#### TASK DETAILS
Scan the lines below for the string "this" and copy every one that has it.

#### ENTRIES PROVIDED
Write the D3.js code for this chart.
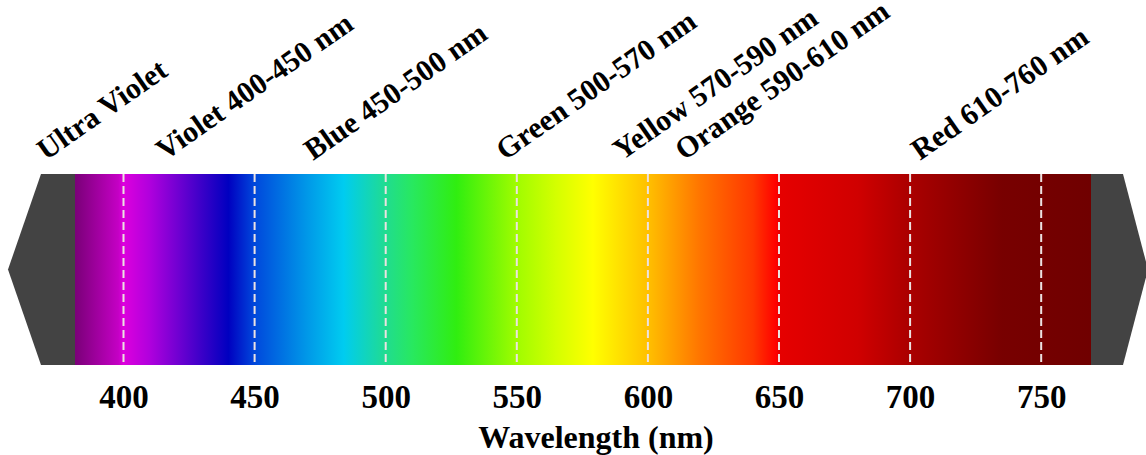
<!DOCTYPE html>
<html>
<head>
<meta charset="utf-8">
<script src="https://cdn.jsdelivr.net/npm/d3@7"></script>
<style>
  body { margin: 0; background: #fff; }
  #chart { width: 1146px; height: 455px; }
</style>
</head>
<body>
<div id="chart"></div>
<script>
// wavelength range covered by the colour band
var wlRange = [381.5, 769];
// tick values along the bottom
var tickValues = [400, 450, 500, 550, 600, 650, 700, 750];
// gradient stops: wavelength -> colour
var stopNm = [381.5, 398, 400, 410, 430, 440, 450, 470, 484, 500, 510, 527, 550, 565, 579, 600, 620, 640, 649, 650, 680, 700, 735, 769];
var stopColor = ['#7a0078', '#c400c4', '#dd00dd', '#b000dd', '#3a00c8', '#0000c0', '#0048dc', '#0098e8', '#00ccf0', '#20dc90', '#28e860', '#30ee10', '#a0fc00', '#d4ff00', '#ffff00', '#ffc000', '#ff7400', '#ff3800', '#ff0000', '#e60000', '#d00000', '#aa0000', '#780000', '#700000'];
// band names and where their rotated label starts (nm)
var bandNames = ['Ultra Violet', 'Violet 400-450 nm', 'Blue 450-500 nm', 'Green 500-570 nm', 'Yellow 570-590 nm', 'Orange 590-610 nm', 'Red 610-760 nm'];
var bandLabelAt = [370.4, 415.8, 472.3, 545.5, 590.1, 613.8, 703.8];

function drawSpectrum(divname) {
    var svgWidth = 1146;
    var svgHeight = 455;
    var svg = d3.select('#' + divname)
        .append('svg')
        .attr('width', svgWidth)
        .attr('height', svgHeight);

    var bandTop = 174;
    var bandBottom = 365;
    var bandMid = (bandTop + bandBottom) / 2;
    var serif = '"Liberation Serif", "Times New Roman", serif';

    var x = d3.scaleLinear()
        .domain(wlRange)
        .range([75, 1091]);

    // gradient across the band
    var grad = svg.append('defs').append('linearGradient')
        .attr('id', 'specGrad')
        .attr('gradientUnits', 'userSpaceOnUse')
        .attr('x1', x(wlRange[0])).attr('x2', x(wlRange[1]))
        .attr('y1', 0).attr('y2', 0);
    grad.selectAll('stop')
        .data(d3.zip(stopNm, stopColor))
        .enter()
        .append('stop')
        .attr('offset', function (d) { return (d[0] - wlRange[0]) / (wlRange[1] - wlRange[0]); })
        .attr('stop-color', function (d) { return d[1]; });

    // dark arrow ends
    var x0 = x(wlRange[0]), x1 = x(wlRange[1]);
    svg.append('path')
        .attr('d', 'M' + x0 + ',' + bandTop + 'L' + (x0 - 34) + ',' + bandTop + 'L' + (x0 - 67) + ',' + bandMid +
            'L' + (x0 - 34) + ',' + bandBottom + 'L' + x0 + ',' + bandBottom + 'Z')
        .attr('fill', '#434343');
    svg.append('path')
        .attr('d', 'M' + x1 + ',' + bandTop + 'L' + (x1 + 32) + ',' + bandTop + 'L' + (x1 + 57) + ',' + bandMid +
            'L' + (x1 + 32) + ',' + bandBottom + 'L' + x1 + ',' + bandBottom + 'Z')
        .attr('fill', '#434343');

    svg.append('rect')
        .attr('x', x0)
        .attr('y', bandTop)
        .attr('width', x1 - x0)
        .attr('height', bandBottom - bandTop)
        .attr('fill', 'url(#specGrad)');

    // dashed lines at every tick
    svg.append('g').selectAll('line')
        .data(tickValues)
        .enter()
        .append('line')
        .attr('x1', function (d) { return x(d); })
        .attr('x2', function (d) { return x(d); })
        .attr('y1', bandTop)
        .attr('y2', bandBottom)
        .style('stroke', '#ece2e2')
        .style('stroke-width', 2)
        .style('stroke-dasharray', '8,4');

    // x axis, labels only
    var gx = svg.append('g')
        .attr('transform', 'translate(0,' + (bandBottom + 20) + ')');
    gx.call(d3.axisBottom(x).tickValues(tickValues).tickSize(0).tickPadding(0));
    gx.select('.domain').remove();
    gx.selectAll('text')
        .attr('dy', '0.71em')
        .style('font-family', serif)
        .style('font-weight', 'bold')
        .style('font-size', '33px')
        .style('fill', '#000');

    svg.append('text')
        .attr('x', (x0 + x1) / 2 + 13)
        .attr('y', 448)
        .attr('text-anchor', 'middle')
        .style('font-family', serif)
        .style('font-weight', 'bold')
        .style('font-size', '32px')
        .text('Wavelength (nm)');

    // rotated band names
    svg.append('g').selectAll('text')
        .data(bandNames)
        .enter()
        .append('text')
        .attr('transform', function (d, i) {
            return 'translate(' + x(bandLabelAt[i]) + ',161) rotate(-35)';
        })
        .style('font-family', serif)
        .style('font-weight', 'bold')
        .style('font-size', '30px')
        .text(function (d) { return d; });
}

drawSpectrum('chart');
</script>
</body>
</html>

---

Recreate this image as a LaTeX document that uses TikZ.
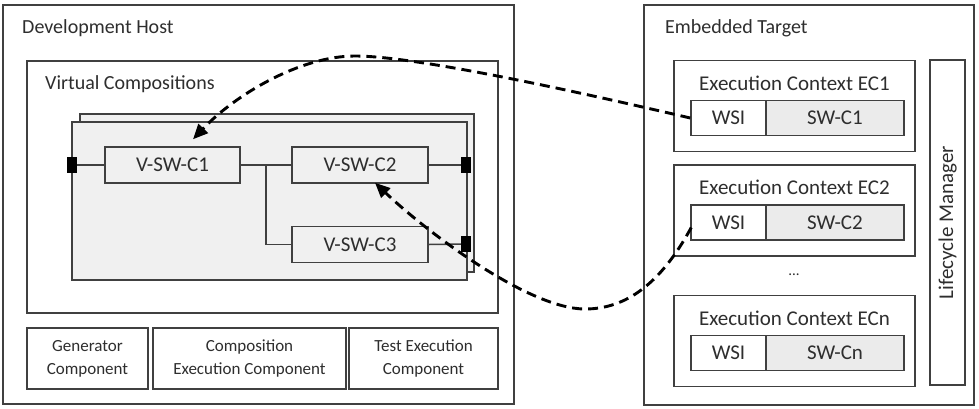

#### CORRECT RESPONSE
Write the D3.js code for this chart.
Recreate this image as a LaTeX document that uses TikZ.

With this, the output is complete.